▶ [TASK]: Can you pull out each line of the data below that includes the word "with"?

^^^^^^^^^^^^^^^^

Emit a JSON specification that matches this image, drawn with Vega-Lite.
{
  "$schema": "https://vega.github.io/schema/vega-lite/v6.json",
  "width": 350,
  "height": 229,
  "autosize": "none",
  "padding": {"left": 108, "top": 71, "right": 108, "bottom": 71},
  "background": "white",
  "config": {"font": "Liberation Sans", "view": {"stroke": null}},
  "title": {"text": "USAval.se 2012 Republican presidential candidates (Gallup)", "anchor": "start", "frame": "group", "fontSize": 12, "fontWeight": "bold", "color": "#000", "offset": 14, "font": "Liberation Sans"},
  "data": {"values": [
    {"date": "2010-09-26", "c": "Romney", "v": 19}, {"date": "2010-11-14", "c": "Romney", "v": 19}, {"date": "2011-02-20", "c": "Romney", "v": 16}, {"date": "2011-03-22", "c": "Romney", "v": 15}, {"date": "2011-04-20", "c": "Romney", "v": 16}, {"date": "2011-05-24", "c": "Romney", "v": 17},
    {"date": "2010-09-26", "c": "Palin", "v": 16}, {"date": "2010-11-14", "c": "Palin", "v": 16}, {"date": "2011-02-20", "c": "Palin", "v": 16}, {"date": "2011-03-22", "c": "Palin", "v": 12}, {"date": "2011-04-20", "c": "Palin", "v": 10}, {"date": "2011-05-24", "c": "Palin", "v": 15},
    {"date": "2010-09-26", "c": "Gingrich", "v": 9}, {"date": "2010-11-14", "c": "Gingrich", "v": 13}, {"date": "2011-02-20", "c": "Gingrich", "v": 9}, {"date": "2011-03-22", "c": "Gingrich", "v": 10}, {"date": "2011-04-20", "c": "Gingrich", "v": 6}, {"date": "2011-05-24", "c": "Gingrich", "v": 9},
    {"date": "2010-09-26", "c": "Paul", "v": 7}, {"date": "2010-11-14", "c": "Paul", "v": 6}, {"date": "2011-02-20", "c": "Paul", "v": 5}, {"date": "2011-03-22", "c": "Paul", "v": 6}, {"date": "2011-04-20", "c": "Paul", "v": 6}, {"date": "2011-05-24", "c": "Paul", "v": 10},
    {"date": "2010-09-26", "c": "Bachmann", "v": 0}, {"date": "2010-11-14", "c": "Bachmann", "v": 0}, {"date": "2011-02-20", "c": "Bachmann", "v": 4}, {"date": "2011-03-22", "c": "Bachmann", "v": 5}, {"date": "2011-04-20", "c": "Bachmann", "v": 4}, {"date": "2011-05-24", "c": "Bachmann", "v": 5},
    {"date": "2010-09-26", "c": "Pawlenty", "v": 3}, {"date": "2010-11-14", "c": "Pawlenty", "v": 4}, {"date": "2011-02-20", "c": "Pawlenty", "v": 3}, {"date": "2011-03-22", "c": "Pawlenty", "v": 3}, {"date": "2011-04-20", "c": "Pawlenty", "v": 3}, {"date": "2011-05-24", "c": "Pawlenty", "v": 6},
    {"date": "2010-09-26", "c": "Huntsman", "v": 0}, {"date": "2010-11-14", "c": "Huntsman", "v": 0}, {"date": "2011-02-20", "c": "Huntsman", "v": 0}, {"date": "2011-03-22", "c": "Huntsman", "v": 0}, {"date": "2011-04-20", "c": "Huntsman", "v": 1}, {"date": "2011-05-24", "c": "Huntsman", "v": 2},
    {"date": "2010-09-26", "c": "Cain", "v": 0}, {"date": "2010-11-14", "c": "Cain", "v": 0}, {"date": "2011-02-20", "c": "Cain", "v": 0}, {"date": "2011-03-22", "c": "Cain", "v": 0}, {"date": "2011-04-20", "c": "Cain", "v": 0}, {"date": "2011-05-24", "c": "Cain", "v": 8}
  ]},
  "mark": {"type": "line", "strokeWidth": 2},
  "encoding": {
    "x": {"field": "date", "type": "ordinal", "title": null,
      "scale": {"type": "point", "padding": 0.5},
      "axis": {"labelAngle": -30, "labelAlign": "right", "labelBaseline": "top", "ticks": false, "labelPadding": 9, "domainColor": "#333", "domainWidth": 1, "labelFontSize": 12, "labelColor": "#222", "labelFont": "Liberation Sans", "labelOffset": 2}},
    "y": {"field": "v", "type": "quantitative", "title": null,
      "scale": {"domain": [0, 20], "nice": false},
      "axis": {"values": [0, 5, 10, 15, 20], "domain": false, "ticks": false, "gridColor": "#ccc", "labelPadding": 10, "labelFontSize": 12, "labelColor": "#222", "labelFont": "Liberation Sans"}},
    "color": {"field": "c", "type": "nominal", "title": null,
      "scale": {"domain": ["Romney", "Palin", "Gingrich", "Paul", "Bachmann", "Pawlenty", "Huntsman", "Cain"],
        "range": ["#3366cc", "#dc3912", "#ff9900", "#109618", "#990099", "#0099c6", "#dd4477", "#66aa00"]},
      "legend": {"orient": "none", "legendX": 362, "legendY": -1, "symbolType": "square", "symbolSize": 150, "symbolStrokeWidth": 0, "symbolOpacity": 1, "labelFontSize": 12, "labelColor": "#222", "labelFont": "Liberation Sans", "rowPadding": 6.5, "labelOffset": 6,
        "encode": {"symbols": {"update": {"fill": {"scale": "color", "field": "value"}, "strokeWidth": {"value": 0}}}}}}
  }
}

^^^^^^^^^^^^^^^^

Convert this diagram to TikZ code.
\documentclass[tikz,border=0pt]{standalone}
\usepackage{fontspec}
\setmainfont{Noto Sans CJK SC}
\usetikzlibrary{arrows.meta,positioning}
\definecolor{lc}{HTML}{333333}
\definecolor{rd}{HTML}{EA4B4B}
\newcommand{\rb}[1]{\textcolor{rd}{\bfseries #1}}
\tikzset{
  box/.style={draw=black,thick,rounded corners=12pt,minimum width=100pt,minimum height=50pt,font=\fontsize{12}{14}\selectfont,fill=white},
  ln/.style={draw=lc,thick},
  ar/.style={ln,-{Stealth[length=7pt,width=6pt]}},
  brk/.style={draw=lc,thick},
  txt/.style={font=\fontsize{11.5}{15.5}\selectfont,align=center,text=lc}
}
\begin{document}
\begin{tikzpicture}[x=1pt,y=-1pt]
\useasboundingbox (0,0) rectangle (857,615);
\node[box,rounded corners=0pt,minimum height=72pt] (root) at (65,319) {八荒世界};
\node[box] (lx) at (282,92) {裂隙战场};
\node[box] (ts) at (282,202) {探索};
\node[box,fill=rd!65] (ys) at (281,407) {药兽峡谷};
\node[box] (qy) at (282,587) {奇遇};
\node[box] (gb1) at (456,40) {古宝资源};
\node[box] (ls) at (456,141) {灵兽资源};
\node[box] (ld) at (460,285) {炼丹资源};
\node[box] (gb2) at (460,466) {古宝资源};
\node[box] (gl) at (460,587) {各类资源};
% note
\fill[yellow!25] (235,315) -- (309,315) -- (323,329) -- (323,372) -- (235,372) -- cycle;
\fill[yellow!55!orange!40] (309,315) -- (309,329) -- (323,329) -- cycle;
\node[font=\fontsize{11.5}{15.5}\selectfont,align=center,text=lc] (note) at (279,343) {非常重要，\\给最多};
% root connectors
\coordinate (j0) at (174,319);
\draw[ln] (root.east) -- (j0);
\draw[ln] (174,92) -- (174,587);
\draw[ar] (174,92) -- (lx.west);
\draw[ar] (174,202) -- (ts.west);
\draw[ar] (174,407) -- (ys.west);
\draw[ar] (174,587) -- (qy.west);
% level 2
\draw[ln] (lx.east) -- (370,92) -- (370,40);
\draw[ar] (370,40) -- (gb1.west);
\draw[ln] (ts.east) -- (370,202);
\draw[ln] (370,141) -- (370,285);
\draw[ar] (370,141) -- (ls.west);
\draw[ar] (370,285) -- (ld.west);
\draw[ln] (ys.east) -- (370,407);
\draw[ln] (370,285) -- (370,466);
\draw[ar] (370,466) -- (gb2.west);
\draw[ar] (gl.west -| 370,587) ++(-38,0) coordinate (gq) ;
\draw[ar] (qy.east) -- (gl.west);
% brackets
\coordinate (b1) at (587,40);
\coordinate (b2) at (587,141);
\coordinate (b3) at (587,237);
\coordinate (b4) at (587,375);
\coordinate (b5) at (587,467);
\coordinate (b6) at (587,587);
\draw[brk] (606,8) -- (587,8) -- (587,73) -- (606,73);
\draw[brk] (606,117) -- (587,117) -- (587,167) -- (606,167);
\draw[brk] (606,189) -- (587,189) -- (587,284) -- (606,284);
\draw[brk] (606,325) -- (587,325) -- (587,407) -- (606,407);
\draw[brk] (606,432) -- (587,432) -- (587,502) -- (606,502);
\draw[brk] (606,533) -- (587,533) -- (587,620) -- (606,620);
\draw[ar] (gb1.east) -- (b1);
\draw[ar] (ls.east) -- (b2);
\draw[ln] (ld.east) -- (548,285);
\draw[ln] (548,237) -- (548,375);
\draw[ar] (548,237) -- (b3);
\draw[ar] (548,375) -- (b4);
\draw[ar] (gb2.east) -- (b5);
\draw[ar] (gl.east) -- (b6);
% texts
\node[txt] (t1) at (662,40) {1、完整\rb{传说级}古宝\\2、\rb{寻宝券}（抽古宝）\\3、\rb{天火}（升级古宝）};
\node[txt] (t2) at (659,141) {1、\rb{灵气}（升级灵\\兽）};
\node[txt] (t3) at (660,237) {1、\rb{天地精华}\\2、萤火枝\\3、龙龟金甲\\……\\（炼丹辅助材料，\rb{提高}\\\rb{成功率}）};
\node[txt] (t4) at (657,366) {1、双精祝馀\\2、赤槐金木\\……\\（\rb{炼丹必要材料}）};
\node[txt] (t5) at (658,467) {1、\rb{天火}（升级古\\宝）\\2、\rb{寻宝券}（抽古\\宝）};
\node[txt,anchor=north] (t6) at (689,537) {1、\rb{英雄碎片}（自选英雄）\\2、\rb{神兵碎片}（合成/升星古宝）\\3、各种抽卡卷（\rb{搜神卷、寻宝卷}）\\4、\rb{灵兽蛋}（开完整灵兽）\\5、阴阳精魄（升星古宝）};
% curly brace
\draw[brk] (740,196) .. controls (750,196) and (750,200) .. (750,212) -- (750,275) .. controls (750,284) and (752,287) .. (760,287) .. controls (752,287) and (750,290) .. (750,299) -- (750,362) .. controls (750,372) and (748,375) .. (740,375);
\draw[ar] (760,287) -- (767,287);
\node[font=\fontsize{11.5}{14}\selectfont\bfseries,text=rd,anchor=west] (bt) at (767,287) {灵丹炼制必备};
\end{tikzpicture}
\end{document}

^^^^^^^^^^^^^^^^

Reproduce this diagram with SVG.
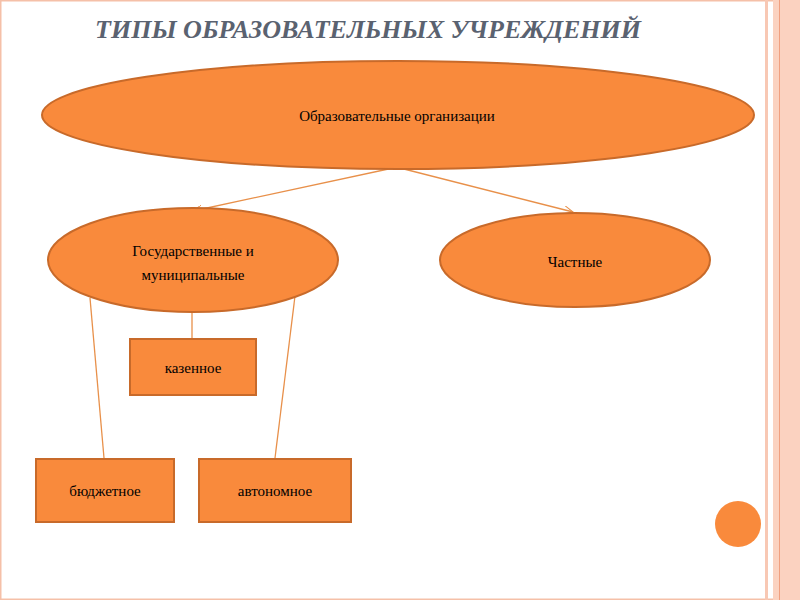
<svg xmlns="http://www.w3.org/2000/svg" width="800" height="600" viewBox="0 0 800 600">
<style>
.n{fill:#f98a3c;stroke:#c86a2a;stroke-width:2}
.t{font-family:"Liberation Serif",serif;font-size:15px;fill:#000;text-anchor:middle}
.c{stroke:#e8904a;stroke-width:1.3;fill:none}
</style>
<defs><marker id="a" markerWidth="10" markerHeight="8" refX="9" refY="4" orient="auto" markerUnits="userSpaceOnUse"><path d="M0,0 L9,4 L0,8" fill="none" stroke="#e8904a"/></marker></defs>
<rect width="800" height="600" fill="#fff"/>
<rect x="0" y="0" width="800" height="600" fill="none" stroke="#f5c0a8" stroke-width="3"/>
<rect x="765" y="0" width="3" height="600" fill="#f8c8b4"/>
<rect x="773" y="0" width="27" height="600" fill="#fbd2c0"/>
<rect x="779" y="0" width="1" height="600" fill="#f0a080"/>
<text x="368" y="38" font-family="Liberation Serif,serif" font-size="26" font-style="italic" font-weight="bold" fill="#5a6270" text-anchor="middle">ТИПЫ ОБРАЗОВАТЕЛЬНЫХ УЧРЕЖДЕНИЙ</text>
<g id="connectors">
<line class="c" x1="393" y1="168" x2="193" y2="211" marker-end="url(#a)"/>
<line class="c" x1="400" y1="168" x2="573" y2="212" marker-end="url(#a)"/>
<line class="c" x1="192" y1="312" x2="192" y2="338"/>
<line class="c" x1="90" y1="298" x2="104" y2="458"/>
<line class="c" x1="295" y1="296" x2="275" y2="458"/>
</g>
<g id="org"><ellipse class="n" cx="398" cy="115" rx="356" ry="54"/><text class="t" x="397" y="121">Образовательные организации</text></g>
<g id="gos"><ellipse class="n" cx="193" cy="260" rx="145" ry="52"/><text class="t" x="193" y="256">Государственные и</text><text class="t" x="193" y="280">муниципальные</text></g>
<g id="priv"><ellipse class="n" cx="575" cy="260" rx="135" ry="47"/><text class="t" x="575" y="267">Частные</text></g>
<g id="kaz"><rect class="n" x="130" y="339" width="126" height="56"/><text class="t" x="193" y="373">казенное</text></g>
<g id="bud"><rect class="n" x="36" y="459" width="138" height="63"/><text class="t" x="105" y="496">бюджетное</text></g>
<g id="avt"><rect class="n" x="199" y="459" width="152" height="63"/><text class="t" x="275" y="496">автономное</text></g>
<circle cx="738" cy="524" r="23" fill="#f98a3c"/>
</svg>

^^^^^^^^^^^^^^^^

▶ [RESULT OF THE EXERCISE]:
Emit a JSON specification that matches this image, drawn with Vega-Lite.
Reproduce this diagram with SVG.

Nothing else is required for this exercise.